• **Recorded data**
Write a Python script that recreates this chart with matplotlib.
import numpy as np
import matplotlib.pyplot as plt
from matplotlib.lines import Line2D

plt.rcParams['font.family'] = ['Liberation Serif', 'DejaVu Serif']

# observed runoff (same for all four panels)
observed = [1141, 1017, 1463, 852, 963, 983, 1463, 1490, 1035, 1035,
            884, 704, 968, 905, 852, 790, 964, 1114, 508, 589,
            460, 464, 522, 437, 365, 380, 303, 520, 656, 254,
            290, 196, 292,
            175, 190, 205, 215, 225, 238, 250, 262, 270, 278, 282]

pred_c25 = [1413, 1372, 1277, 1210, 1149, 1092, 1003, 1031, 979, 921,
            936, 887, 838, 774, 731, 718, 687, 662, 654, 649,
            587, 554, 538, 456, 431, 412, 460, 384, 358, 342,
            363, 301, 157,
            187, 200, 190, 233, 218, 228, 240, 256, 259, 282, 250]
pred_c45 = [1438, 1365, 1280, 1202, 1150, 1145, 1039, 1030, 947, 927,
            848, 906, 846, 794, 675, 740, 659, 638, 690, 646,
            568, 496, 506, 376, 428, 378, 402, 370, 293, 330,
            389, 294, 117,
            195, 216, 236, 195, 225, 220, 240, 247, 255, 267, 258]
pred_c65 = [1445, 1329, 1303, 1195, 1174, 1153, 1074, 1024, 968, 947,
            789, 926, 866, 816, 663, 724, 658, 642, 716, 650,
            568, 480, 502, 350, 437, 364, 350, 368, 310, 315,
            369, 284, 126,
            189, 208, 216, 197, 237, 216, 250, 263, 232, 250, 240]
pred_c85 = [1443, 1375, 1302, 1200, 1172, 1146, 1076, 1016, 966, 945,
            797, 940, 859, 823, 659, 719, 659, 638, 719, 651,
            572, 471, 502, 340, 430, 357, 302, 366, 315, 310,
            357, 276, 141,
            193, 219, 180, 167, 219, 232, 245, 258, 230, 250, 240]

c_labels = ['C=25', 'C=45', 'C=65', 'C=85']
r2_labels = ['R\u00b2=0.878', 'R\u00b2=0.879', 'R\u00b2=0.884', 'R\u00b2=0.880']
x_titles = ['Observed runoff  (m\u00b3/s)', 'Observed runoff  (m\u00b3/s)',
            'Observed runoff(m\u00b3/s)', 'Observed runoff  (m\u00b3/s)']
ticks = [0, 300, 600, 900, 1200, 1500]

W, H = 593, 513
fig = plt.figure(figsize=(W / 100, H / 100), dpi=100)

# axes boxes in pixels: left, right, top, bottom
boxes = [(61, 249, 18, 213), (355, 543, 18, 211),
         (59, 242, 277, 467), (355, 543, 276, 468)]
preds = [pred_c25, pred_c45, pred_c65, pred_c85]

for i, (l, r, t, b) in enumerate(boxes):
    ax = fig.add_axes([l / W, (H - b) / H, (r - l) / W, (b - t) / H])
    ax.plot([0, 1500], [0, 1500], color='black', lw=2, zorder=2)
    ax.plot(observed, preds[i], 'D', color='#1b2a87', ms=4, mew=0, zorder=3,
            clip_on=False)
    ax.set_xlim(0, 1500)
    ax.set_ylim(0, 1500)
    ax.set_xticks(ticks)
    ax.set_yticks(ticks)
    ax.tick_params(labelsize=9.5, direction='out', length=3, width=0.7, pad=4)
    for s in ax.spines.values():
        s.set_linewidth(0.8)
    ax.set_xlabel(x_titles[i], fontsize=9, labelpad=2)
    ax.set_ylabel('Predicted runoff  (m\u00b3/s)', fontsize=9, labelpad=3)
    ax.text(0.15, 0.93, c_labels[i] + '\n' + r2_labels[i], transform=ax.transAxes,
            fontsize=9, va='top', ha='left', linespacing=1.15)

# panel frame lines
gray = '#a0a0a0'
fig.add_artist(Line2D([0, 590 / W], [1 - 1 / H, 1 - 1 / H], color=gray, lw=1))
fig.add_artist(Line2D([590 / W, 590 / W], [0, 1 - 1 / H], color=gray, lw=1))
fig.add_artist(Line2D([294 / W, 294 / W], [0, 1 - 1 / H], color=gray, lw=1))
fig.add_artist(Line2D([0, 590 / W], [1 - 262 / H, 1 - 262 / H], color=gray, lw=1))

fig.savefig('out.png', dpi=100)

• **Requirements**
Return exactly the opening lines of the listing above, ending with the line that has "175, 190, 205, 215, 225, 238, 250, 262, 270, 278, 282]".

• **Solution below**
Write a Python script that recreates this chart with matplotlib.
import numpy as np
import matplotlib.pyplot as plt
from matplotlib.lines import Line2D

plt.rcParams['font.family'] = ['Liberation Serif', 'DejaVu Serif']

# observed runoff (same for all four panels)
observed = [1141, 1017, 1463, 852, 963, 983, 1463, 1490, 1035, 1035,
            884, 704, 968, 905, 852, 790, 964, 1114, 508, 589,
            460, 464, 522, 437, 365, 380, 303, 520, 656, 254,
            290, 196, 292,
            175, 190, 205, 215, 225, 238, 250, 262, 270, 278, 282]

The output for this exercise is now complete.